Between 1980 and 1985, Miyake developed the Body Series, a line of sculpture-like clothes that wraps the body and are made of tough materials that had never been utilized to make clothing, such as fiber-reinforced plastic, synthetic resins, rattan, and wire. For instance, the autumn-winter 1980 collection featured the plastic Body, and the spring-summer 1982 collection featured the rattan and bamboo Body, which was featured on the Artforum cover.  

The debut of Miyake's Pleats Please line in 1993, the heat-pressed plissé clothing collection that continues to be, along with its subsequent cousin Homme Plissé, enormously popular today, was the defining fashion aspect of his varied oeuvre. Pleats Please is the result of Miyake's 1991 creation of the costumes for a performance by William Forsythe's Frankfurt Ballet company, which featured his tricot pleats. Dancing and other dynamic movements would later become a signature of Miyake's refreshingly non-rigid show formats. 

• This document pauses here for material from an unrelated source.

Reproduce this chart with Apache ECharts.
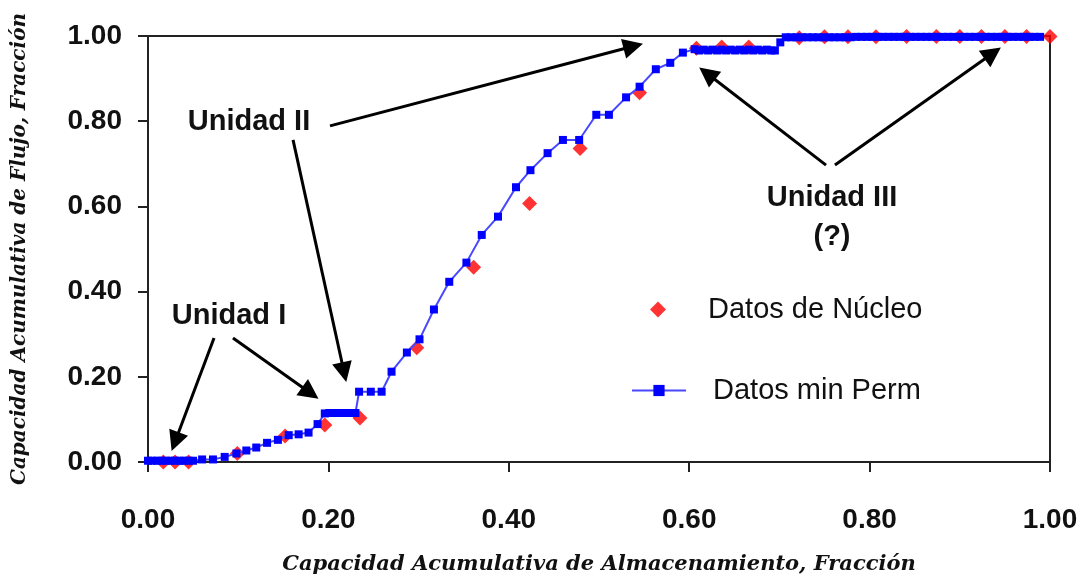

Miyake's company, which has maintained its independence, has continued to create distinctive collections that have adhered to the founder's guiding principle of spreading joy. Technology in Motion, Miyake's ready-to-wear collection and show for Spring 1995, is one of his most recognizable creations. He reworked the conventional pleats and made Minaret dresses in the style of Paul Poiret's renowned lampshade dress and paper lanterns. The models bounced up and down on the runway as they went barefoot at a time when pastel-colored clothing was in vogue. 

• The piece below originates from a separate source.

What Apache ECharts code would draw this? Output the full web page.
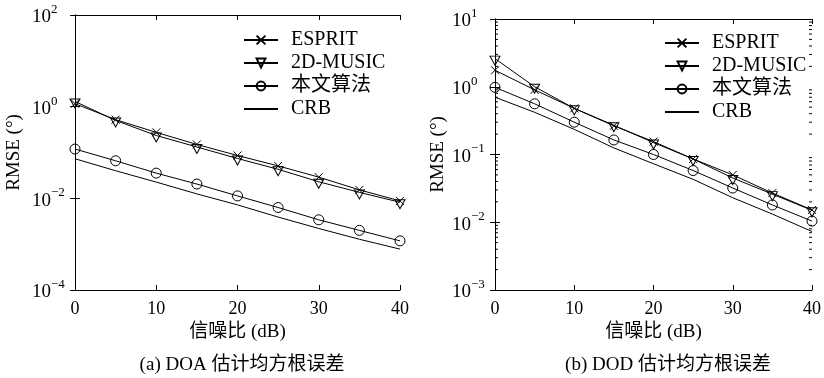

During his time in the industry, he was able to open the door for Japanese fashion to a global audience. He was an innovator that can be written about for years to come. There are not enough words in this earth to describe the kind of impact he made on his followers and the fashion industry. While I could continue to write more about his accomplishments as a mentor, designer, friend, and artist, words simply cannot describe the impact Miyake had on fashion. Issey Miyake, creator of the world’s most famous black turtleneck, but also much, much more along the way, will be remembered as one of our period’s greatest designers—both within the realm of fashion design and beyond it.